Experimental Stewardship Committee meets Thursday in Cedarville and via Zoom

Members of the Modoc-Washoe Experimental Stewardship Program Steering Committee will discuss various rangeland management topics when they meet Thursday, July 11, beginning at 9 a.m., in the Surprise Valley Community Church Hall, 405 Bonner St., Cedarville. Members of the public are welcome to attend, or participate virtually via Zoom, using this link: ucanr.zoom.us/j/99501500517 pwd=0tV6t1Bxu3bM0CWfAApjm6mB6RZo.1.

Participants can call in by telephone by using this information: (669 )900 6833; Meeting ID: 956 9724 4531; Passcode: 942992.

The committee will hear public comments at 11 a.m.

Agenda topics include the status of wild horse management on lands within the program’s area of interest, a status report on management of trails and wilderness in the Warner Mountains, an overview of meadow restoration projects in the Warners, an update on the BLM public lands rule, a status report on virtual fencing trials and a report on wildlife management.

The committee will also hear a report on a recent Mustang Camp for youth and participate in an exercise that was used during the event.

Managers from the Modoc National Forest Warner Mountain Ranger District and the Bureau of Land Management Applegate Field Office will present updates on activities, and committee members will report on activities in their specific areas of interest.

The Modoc-Washoe steering committee is part of the national Experimental Stewardship Program, created by Congress in the Public Rangelands Improvement Act of 1978. The program encourages rangeland management innovation and incentives for improving conditions on public rangelands.

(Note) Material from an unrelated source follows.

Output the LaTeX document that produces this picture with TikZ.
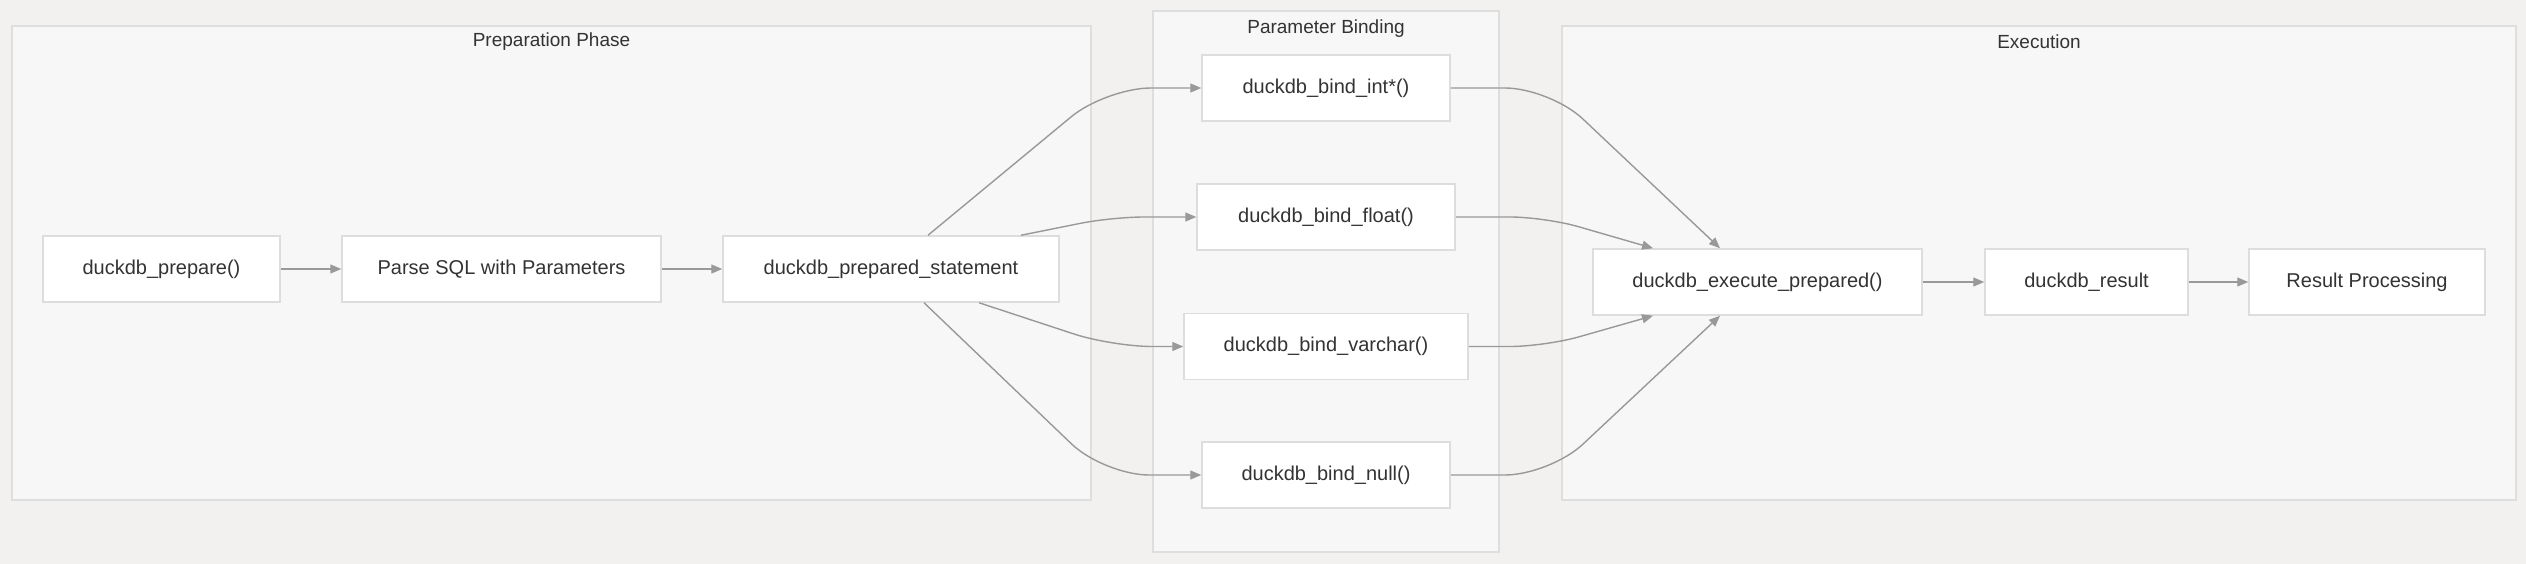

It focuses on public lands managed by the BLM’s Applegate Field Office east of the Warner Mountains, and Modoc National Forest lands of the Warner Mountain Ranger District.

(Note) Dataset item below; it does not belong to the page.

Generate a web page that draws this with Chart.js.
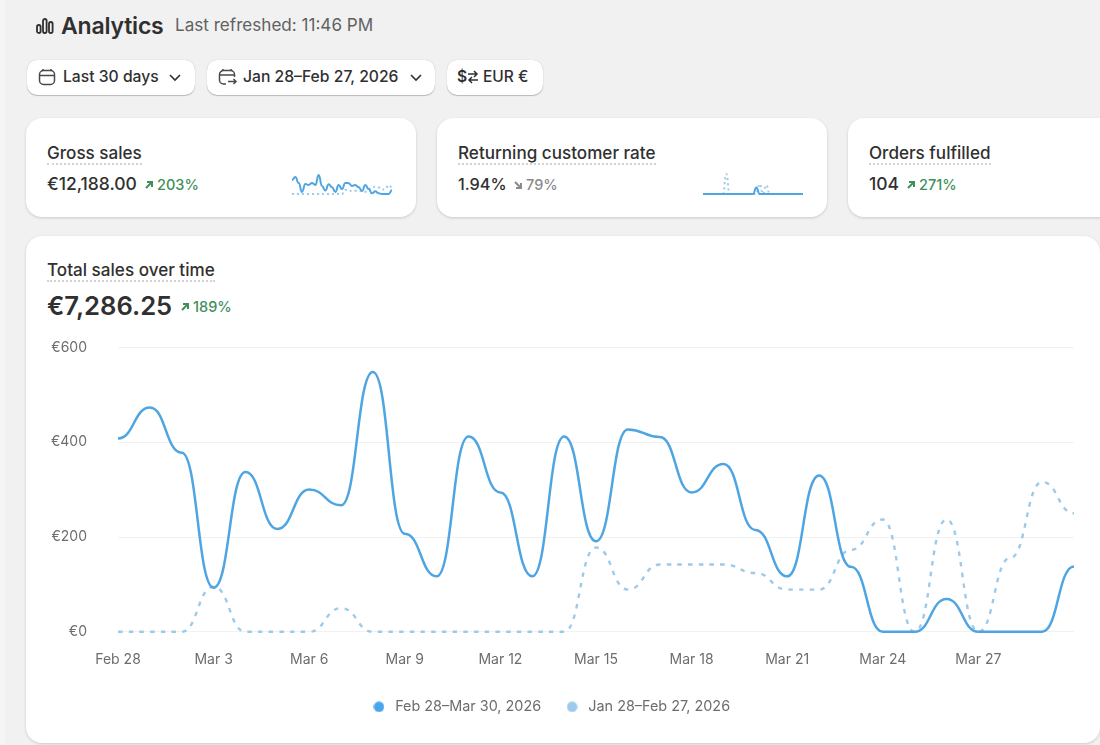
<!DOCTYPE html>
<html>
<head>
<meta charset="utf-8">
<title>Analytics</title>
<script src="https://cdn.jsdelivr.net/npm/chart.js@4/dist/chart.umd.js"></script>
<style>
    * { box-sizing: border-box; }
    html, body { margin: 0; padding: 0; }
    body {
        width: 1100px; height: 745px; position: relative; overflow: hidden;
        background: #f1f1f1; color: #303030;
        font-family: Inter, "Noto Sans", sans-serif; font-size: 14px;
    }
    .abs { position: absolute; white-space: nowrap; }
    #edge { left: 0; top: 0; width: 5px; height: 745px; background: #f5f5f5; }
    .page-title { left: 61px; top: 12px; font-size: 23px; line-height: 28px; font-weight: 600; letter-spacing: -0.2px; }
    .refreshed { left: 175px; top: 14px; font-size: 17.1px; line-height: 22px; color: #616161; }
    .btn {
        top: 60px; height: 35px; background: #fff; border-radius: 10px;
        box-shadow: 0 1px 1px rgba(0,0,0,.22), 0 0 1px rgba(0,0,0,.22);
        font-size: 15.7px; font-weight: 500; line-height: 34px; color: #303030;
    }
    .btn span { position: absolute; top: 0; }
    .btn svg { position: absolute; top: 0; }
    .card { background: #fff; border-radius: 16px; box-shadow: 0 1px 3px rgba(0,0,0,.16); }
    .kpi { top: 118px; height: 99px; }
    .kpi-name {
        position: absolute; left: 21px; top: 25px; font-size: 17.1px; line-height: 20px; font-weight: 500;
        border-bottom: 2px dotted #d2d2d2;
    }
    .kpi-value { position: absolute; left: 21px; top: 55px; font-size: 17.5px; line-height: 22px; font-weight: 500; }
    .delta { position: absolute; top: 57px; font-size: 14.5px; line-height: 20px; font-weight: 500; color: #3f8f5b; }
    .delta.down { color: #8a8a8a; }
    .delta svg { position: absolute; left: 0; top: 5px; }
    .spark { position: absolute; }
    #mainCard { left: 26px; top: 236px; width: 1074px; height: 507px; }
    .main-name {
        left: 21px; top: 24px; font-size: 17.1px; line-height: 20px; font-weight: 500;
        border-bottom: 2px dotted #d2d2d2;
    }
    .main-value { left: 21px; top: 53px; font-size: 25.6px; line-height: 34px; font-weight: 600; }
    .main-delta { left: 154px; top: 61px; font-size: 14.5px; line-height: 20px; font-weight: 500; color: #3f8f5b; padding-left: 13px; }
    .main-delta svg { position: absolute; left: 0; top: 5px; }
    #salesBox { position: absolute; left: 0; top: 72px; width: 1080px; height: 416px; }
</style>
</head>
<body>
<div id="edge" class="abs"></div>

<svg class="abs" style="left:36px;top:17px" width="18" height="18" viewBox="0 0 18 18" fill="none" stroke="#303030" stroke-width="1.8">
    <rect x="1" y="8" width="3.6" height="8" rx="1.8"/><rect x="7" y="2" width="3.6" height="14" rx="1.8"/><rect x="13" y="5" width="3.6" height="11" rx="1.8"/>
</svg>
<div class="abs page-title">Analytics</div>
<div class="abs refreshed">Last refreshed: 11:46 PM</div>

<div class="abs btn" style="left:27px;width:168px">
    <svg style="left:11px;top:8px" width="18" height="18" viewBox="0 0 18 18" fill="none" stroke="#4a4a4a" stroke-width="1.5">
        <rect x="1.5" y="2.5" width="15" height="14" rx="4"/><path d="M1.5 7.5h15M5 1v2M13 1v2"/>
    </svg>
    <span style="left:36px">Last 30 days</span>
    <svg style="left:141px;top:13px" width="14" height="10" viewBox="0 0 14 10" fill="none" stroke="#303030" stroke-width="1.6"><path d="M2 2l5 5 5-5"/></svg>
</div>
<div class="abs btn" style="left:207px;width:228px">
    <svg style="left:11px;top:8px" width="20" height="18" viewBox="0 0 20 18" fill="none" stroke="#4a4a4a" stroke-width="1.5">
        <path d="M8 16H5.5a4 4 0 0 1-4-4V6.5a4 4 0 0 1 4-4h7a4 4 0 0 1 4 4V9M1.5 7h15M5 1v2M13 1v2M10 13.5h8M15.5 11l2.5 2.5-2.5 2.5"/>
    </svg>
    <span style="left:36px">Jan 28–Feb 27, 2026</span>
    <svg style="left:202px;top:13px" width="14" height="10" viewBox="0 0 14 10" fill="none" stroke="#303030" stroke-width="1.6"><path d="M2 2l5 5 5-5"/></svg>
</div>
<div class="abs btn" style="left:447px;width:96px">
    <span style="left:10px;font-weight:600">$</span>
    <svg style="left:20px;top:9px" width="12" height="16" viewBox="0 0 12 16" fill="none" stroke="#303030" stroke-width="1.5"><path d="M1 5h9M7 2l3 3-3 3M11 11H2M5 8l-3 3 3 3"/></svg>
    <span style="left:36px;font-size:15.5px">EUR €</span>
</div>

<div class="abs card kpi" style="left:26px;width:390px">
    <div class="kpi-name">Gross sales</div>
    <div class="kpi-value">€12,188.00</div>
    <div class="delta" style="left:118px;padding-left:13px">
        <svg width="10" height="10" viewBox="0 0 10 10" fill="none" stroke="#3f8f5b" stroke-width="2"><path d="M2 8l6-6M3 2h5v5"/></svg>203%
    </div>
    <div class="spark" style="left:266px;top:50px;width:102px;height:30px"><canvas id="grossSpark"></canvas></div>
</div>
<div class="abs card kpi" style="left:437px;width:390px">
    <div class="kpi-name">Returning customer rate</div>
    <div class="kpi-value" style="font-size:16.3px">1.94%</div>
    <div class="delta down" style="left:76px;padding-left:13px">
        <svg width="10" height="10" viewBox="0 0 10 10" fill="none" stroke="#8a8a8a" stroke-width="2"><path d="M2 2l6 6M8 3v5H3"/></svg>79%
    </div>
    <div class="spark" style="left:266px;top:50px;width:102px;height:30px"><canvas id="returningSpark"></canvas></div>
</div>
<div class="abs card kpi" style="left:848px;width:280px">
    <div class="kpi-name">Orders fulfilled</div>
    <div class="kpi-value">104</div>
    <div class="delta" style="left:58px;padding-left:13px">
        <svg width="10" height="10" viewBox="0 0 10 10" fill="none" stroke="#3f8f5b" stroke-width="2"><path d="M2 8l6-6M3 2h5v5"/></svg>271%
    </div>
</div>

<div class="abs card" id="mainCard">
    <div class="abs main-name">Total sales over time</div>
    <div class="abs main-value">€7,286.25</div>
    <div class="abs main-delta">
        <svg width="10" height="10" viewBox="0 0 10 10" fill="none" stroke="#3f8f5b" stroke-width="2"><path d="M2 8l6-6M3 2h5v5"/></svg>189%
    </div>
    <div id="salesBox"><canvas id="salesChart"></canvas></div>
</div>

<script>
// ================= DATA =================
const dates = ["Feb 28", "Mar 1", "Mar 2", "Mar 3", "Mar 4", "Mar 5", "Mar 6", "Mar 7", "Mar 8", "Mar 9", "Mar 10",
    "Mar 11", "Mar 12", "Mar 13", "Mar 14", "Mar 15", "Mar 16", "Mar 17", "Mar 18", "Mar 19", "Mar 20",
    "Mar 21", "Mar 22", "Mar 23", "Mar 24", "Mar 25", "Mar 26", "Mar 27", "Mar 28", "Mar 29", "Mar 30"];
const tickDates = ["Feb 28", "Mar 3", "Mar 6", "Mar 9", "Mar 12", "Mar 15", "Mar 18", "Mar 21", "Mar 24", "Mar 27"];

const currentLabel = "Feb 28–Mar 30, 2026";
const previousLabel = "Jan 28–Feb 27, 2026";

const currentSales = [408, 473, 378, 93, 337, 217, 300, 267, 548, 207, 117, 412, 294, 117, 412, 191,
    427, 411, 294, 354, 215, 117, 330, 137, 0, 0, 69, 0, 0, 0, 138];
const previousSales = [0, 0, 0, 95, 0, 0, 0, 50, 0, 0, 0, 0, 0, 0, 0, 178,
    89, 142, 142, 142, 124, 89, 89, 173, 237, 0, 237, 0, 156, 316, 250];

const grossCurrent = [610, 740, 480, 90, 440, 390, 480, 390, 830, 350, 150, 420, 290, 90, 390, 220,
    480, 470, 350, 390, 290, 130, 390, 220, 30, 120, 30, 0, 0, 0, 160];
const grossPrevious = [0, 0, 0, 0, 0, 0, 0, 0, 0, 0, 0, 0, 0, 0, 0, 0,
    180, 130, 140, 140, 130, 120, 100, 200, 300, 310, 280, 180, 220, 390, 290];

const returningCurrent = [0, 0, 0, 0, 0, 0, 0, 0, 0, 0, 0, 0, 0, 0, 0, 0,
    33, 0, 0, 0, 0, 0, 0, 0, 0, 0, 0, 0, 0, 0, 0];
const returningPrevious = [0, 0, 0, 0, 0, 0, 0, 100, 0, 0, 0, 0, 0, 0, 0, 0,
    0, 50, 0, 45, 0, 0, 0, 0, 0, 0, 0, 0, 0, 0, 0];

// ================= STYLES =================
const solidBlue = "#4fa5e2";
const paleBlue = "#9ccaea";
const dotBlue = "#48a7ea";
const dashPattern = [4.5, 6.2];
const textGray = "#6d6d6d";

// Every point gets a flat tangent, the curve runs as a smooth step between days
const flatTangents = {
    id: "flatTangents",
    beforeDatasetDraw(chart, args) {
        const line = args.meta.dataset;
        const pts = args.meta.data;
        line.updateControlPoints(chart.chartArea);
        pts.forEach((pt, i) => {
            const next = pts[i + 1] || pt;
            const prev = pts[i - 1] || pt;
            pt.cp1x = pt.x - (pt.x - prev.x) * 0.5;
            pt.cp1y = pt.y;
            pt.cp2x = pt.x + (next.x - pt.x) * 0.5;
            pt.cp2y = pt.y;
        });
    }
};

// Round legend marker, drawn on a canvas so the gap to the text can be set on its own
function legendDot(color) {
    const dot = document.createElement("canvas");
    dot.width = 11;
    dot.height = 11;
    const c = dot.getContext("2d");
    c.fillStyle = color;
    c.beginPath();
    c.arc(5.5, 5.5, 5.2, 0, Math.PI * 2);
    c.fill();
    return dot;
}

function lineSet(label, data, color, width, dash) {
    return {
        label: label,
        data: data,
        borderColor: color,
        backgroundColor: color,
        borderWidth: width,
        borderDash: dash,
        tension: 0.4,
        pointRadius: 0,
        fill: false,
        clip: false
    };
}

// ================= SPARKLINES =================
function sparkChart(id, current, previous, top) {
    return new Chart(document.getElementById(id), {
        type: "line",
        data: {
            labels: dates,
            datasets: [
                lineSet(currentLabel, current, solidBlue, 2, []),
                lineSet(previousLabel, previous, paleBlue, 2, [2, 3])
            ]
        },
        options: {
            responsive: true,
            maintainAspectRatio: false,
            animation: false,
            layout: { padding: { top: 3, bottom: 4, left: 0, right: 2 } },
            plugins: { legend: { display: false }, tooltip: { enabled: false } },
            scales: { x: { display: false }, y: { display: false, min: 0, max: top } }
        },
        plugins: [flatTangents]
    });
}

sparkChart("grossSpark", grossCurrent, grossPrevious, 1000);
sparkChart("returningSpark", returningCurrent, returningPrevious, 115);

// ================= MAIN CHART =================
const salesChart = new Chart(document.getElementById("salesChart"), {
    type: "line",
    data: {
        labels: dates,
        datasets: [
            lineSet(currentLabel, currentSales, solidBlue, 2.5, []),
            lineSet(previousLabel, previousSales, paleBlue, 2.4, dashPattern)
        ]
    },
    options: {
        responsive: true,
        maintainAspectRatio: false,
        animation: false,
        layout: { padding: { top: 12, right: 32, left: 0, bottom: 0 } },
        plugins: {
            tooltip: { enabled: false },
            legend: {
                position: "bottom",
                labels: {
                    usePointStyle: true,
                    pointStyleWidth: 18,
                    boxHeight: 8,
                    padding: 22,
                    color: textGray,
                    font: { family: "Inter", size: 14.4 },
                    generateLabels(chart) {
                        return Chart.defaults.plugins.legend.labels.generateLabels(chart).map((item) => {
                            item.lineWidth = 0;
                            item.lineDash = [];
                            item.pointStyle = legendDot(item.datasetIndex === 0 ? dotBlue : paleBlue);
                            return item;
                        });
                    }
                }
            }
        },
        scales: {
            x: {
                afterFit(scale) { scale.height -= 3; },
                grid: { display: false },
                border: { display: false },
                ticks: {
                    autoSkip: false,
                    maxRotation: 0,
                    padding: 12,
                    color: textGray,
                    font: { family: "Inter", size: 14 },
                    callback(value) {
                        const name = this.getLabelForValue(value);
                        return tickDates.includes(name) ? name : "";
                    }
                }
            },
            y: {
                min: 0,
                max: 600,
                afterFit(scale) { scale.width = 92; },
                grid: { color: "#f1f1f1", lineWidth: 1, drawTicks: false },
                border: { display: false },
                ticks: {
                    stepSize: 200,
                    padding: 31,
                    color: textGray,
                    font: { family: "Inter", size: 14 },
                    callback(value) { return "€" + value; }
                }
            }
        }
    },
    plugins: [flatTangents]
});
</script>
</body>
</html>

The committee membership includes livestock grazing permit holders, and representatives from the BLM Applegate Field Office and Modoc National Forest. Representatives from the California and Nevada departments of fish and wildlife are members, along with representatives from the timber industry, invasive weed control interests, wild horse and burro interests, resource conservation districts, the Natural Resources Conservation Service, local government and environmental and sporting interests from California and Nevada. Representatives from the University of California and University of Nevada cooperative extension services also are members.